Exercise task | Extract all lines from the data beneath that include the word "this".

Input material |
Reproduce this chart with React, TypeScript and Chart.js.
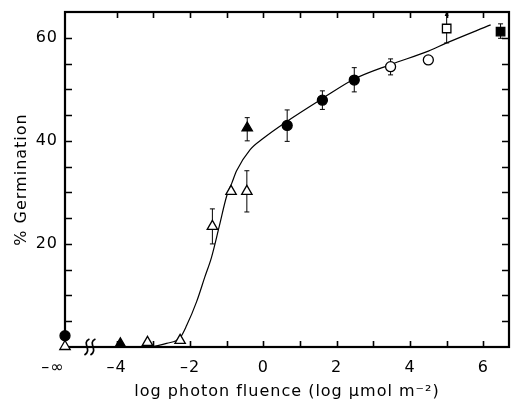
import { useEffect, useRef } from 'react';
import { Chart, registerables } from 'chart.js';

Chart.register(...registerables);

// ---- axis ranges ----
const X_MIN = -5.41;
const X_MAX = 6.7;
const Y_MIN = 0;
const Y_MAX = 65;
const NEG_INF = X_MIN; // position used for the "-∞" control
const BREAK_AT = -4.73;

// ---- tick definitions ----
const xTickValues = [-4, -3, -2, -1, 0, 1, 2, 3, 4, 5, 6];
const xLabelValues = [-4, -2, 0, 2, 4, 6];
const yTickStep = 5;
const yLabelValues = [20, 40, 60];

// ---- data series ----
const filledCircleX = [NEG_INF, 0.65, 1.61, 2.48];
const filledCircleY = [2.2, 43.0, 47.9, 51.8];

const openCircleX = [3.47, 4.5];
const openCircleY = [54.4, 55.7];

const openTriangleX = [NEG_INF, -3.16, -2.27, -1.39, -0.88, -0.45];
const openTriangleY = [0.1, 0.9, 1.3, 23.4, 30.2, 30.2];

const filledTriangleX = [-3.9, -0.44];
const filledTriangleY = [0.6, 42.5];

const openSquareX = [5.0];
const openSquareY = [61.8];

const filledSquareX = [6.47];
const filledSquareY = [61.2];

// fitted curve
const curveX = [-3.0, -2.64, -2.27, -2.09, -1.82, -1.6, -1.41, -1.2, -1.0, -0.86, -0.73, -0.36, 0, 0.65, 1.61, 2.48, 3.47, 4.5, 5.0, 6.2];
const curveY = [0.1, 0.7, 1.8, 4.2, 8.8, 13.5, 17.5, 23.5, 29.3, 31.8, 34.2, 38.3, 40.5, 43.8, 48.2, 52.0, 54.8, 57.4, 59.0, 62.5];

// error bars
const errX = [-1.39, -0.45, -0.44, 0.65, 1.61, 2.48, 3.47, 5.0, 6.47];
const errLow = [20.0, 26.2, 40.0, 39.9, 46.1, 49.5, 52.8, 59.0, 59.9];
const errHigh = [26.8, 34.2, 44.5, 46.0, 49.7, 54.2, 55.9, 64.6, 62.7];
const errArrowUp = [false, false, false, false, false, false, false, true, false];

const FONT = 'DejaVu Sans';

const zip = (xs: number[], ys: number[]) => xs.map((x, i) => ({ x, y: ys[i] }));

const fmt = (v: number) => (v < 0 ? '\u2013' + Math.abs(v) : String(v));

const spacingPlugin = {
  id: 'spacing',
  beforeDraw(chart: any) {
    try {
      (chart.ctx as any).letterSpacing = '1px';
    } catch (e) {
      /* ignore */
    }
  },
};

const framePlugin = {
  id: 'frame',
  beforeDatasetsDraw(chart: any) {
    const { ctx, chartArea: a, scales } = chart;
    const xs = scales.x;
    const ys = scales.y;
    ctx.save();
    ctx.strokeStyle = '#000';
    // frame
    ctx.lineWidth = 2.2;
    ctx.strokeRect(a.left, a.top, a.right - a.left, a.bottom - a.top);
    // inward ticks
    ctx.lineWidth = 1.6;
    ctx.beginPath();
    for (const v of xTickValues) {
      const px = Math.round(xs.getPixelForValue(v)) + 0.5;
      ctx.moveTo(px, a.bottom);
      ctx.lineTo(px, a.bottom - 6);
      ctx.moveTo(px, a.top);
      ctx.lineTo(px, a.top + 6);
    }
    for (let v = yTickStep; v < Y_MAX; v += yTickStep) {
      const py = Math.round(ys.getPixelForValue(v)) + 0.5;
      ctx.moveTo(a.left, py);
      ctx.lineTo(a.left + 7, py);
      ctx.moveTo(a.right, py);
      ctx.lineTo(a.right - 7, py);
    }
    ctx.stroke();

    // axis break marks
    const bx = xs.getPixelForValue(BREAK_AT);
    const by = a.bottom;
    ctx.lineWidth = 1.7;
    for (const dx of [-3, 3]) {
      ctx.beginPath();
      ctx.moveTo(bx + dx + 2.5, by - 8);
      ctx.bezierCurveTo(bx + dx - 6, by - 4, bx + dx + 6, by + 3, bx + dx - 2.5, by + 8);
      ctx.stroke();
    }

    // error bars
    ctx.lineWidth = 1;
    for (let i = 0; i < errX.length; i++) {
      const px = xs.getPixelForValue(errX[i]);
      const lo = ys.getPixelForValue(errLow[i]);
      const hi = ys.getPixelForValue(errHigh[i]);
      ctx.beginPath();
      ctx.moveTo(px, lo);
      ctx.lineTo(px, hi);
      ctx.moveTo(px - 2.5, lo);
      ctx.lineTo(px + 2.5, lo);
      if (!errArrowUp[i]) {
        ctx.moveTo(px - 2.5, hi);
        ctx.lineTo(px + 2.5, hi);
      }
      ctx.stroke();
      if (errArrowUp[i]) {
        ctx.beginPath();
        ctx.moveTo(px, hi - 3);
        ctx.lineTo(px - 2, hi + 2);
        ctx.lineTo(px + 2, hi + 2);
        ctx.closePath();
        ctx.fillStyle = '#000';
        ctx.fill();
      }
    }
    ctx.restore();
  },
};

export default function App() {
  const ref = useRef<HTMLCanvasElement | null>(null);

  useEffect(() => {
    document.body.style.margin = '0';
    const canvas = ref.current;
    if (!canvas) return;

    const pointBase = {
      type: 'scatter' as const,
      showLine: false,
      borderColor: '#000',
      borderWidth: 1.3,
      clip: false as any,
    };

    const chart = new Chart(canvas, {
      type: 'scatter',
      data: {
        datasets: [
          {
            type: 'line',
            data: zip(curveX, curveY),
            borderColor: '#000',
            borderWidth: 1.2,
            pointRadius: 0,
            fill: false,
            cubicInterpolationMode: 'monotone',
            order: 10,
          } as any,
          { ...pointBase, data: zip(filledCircleX, filledCircleY), pointStyle: 'circle', pointRadius: 5, backgroundColor: '#000' },
          { ...pointBase, data: zip(openCircleX, openCircleY), pointStyle: 'circle', pointRadius: 5, backgroundColor: '#fff' },
          { ...pointBase, data: zip(openTriangleX, openTriangleY), pointStyle: 'triangle', pointRadius: 6, backgroundColor: '#fff' },
          { ...pointBase, data: zip(filledTriangleX, filledTriangleY), pointStyle: 'triangle', pointRadius: 6, backgroundColor: '#000' },
          { ...pointBase, data: zip(openSquareX, openSquareY), pointStyle: 'rect', pointRadius: 6, backgroundColor: '#fff' },
          { ...pointBase, data: zip(filledSquareX, filledSquareY), pointStyle: 'rect', pointRadius: 6, backgroundColor: '#000' },
        ] as any,
      },
      options: {
        animation: false,
        responsive: false,
        devicePixelRatio: 1,
        layout: { autoPadding: false, padding: { top: 12, right: 2, left: 0, bottom: 0 } },
        plugins: { legend: { display: false }, tooltip: { enabled: false } },
        scales: {
          x: {
            type: 'linear',
            min: X_MIN,
            max: X_MAX,
            border: { display: false },
            grid: { display: false, drawTicks: false },
            afterBuildTicks: (scale: any) => {
              scale.ticks = [NEG_INF, ...xTickValues].map((v) => ({ value: v }));
            },
            afterFit: (scale: any) => {
              scale.height = 53;
              scale.paddingLeft = 0;
              scale.paddingRight = 0;
            },
            ticks: {
              autoSkip: false,
              maxRotation: 0,
              padding: 11,
              color: '#000',
              font: { family: FONT, size: 16 },
              callback: (v: any) => {
                const n = Number(v);
                if (n === NEG_INF) return '\u2013\u221E    ';
                return xLabelValues.includes(n) ? fmt(n) : '';
              },
            },
            title: {
              display: true,
              text: 'log photon fluence (log \u00B5mol m\u207B\u00B2)',
              color: '#000',
              font: { family: FONT, size: 16, lineHeight: 1 },
              padding: 0,
            },
          },
          y: {
            type: 'linear',
            min: Y_MIN,
            max: Y_MAX,
            border: { display: false },
            grid: { display: false, drawTicks: false },
            afterFit: (scale: any) => {
              scale.width = 65;
              scale.paddingTop = 0;
              scale.paddingBottom = 0;
            },
            ticks: {
              stepSize: yTickStep,
              padding: 7,
              color: '#000',
              font: { family: FONT, size: 16 },
              callback: (v: any) => (yLabelValues.includes(Number(v)) ? String(v) : ''),
            },
            title: {
              display: true,
              text: '% Germination',
              color: '#000',
              font: { family: FONT, size: 16, lineHeight: 1.2 },
              padding: { top: 12, bottom: 0 },
            },
          },
        },
      } as any,
      plugins: [spacingPlugin, framePlugin],
    });

    return () => chart.destroy();
  }, []);

  return (
    <div style={{ position: 'absolute', left: 0, top: 0, width: 511, height: 400, background: '#fff' }}>
      <canvas ref={ref} width={511} height={400} style={{ display: 'block' }} />
    </div>
  );
}
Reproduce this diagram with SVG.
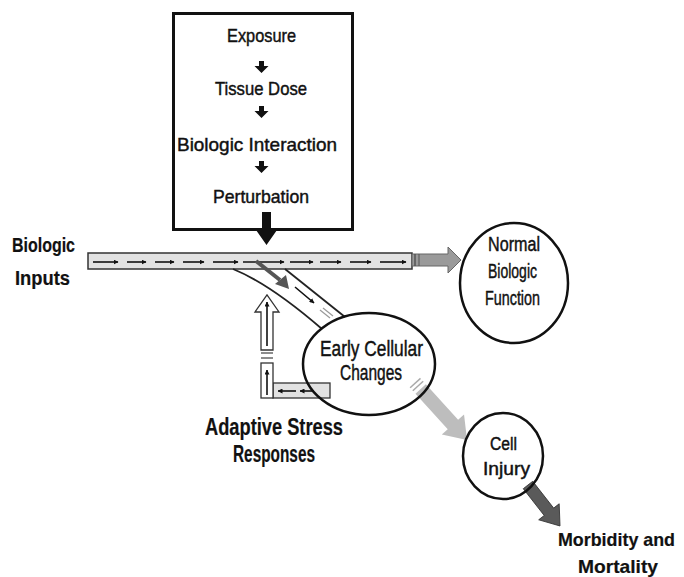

Task response |
Reproduce this chart with React, TypeScript and Chart.js.
Reproduce this diagram with SVG.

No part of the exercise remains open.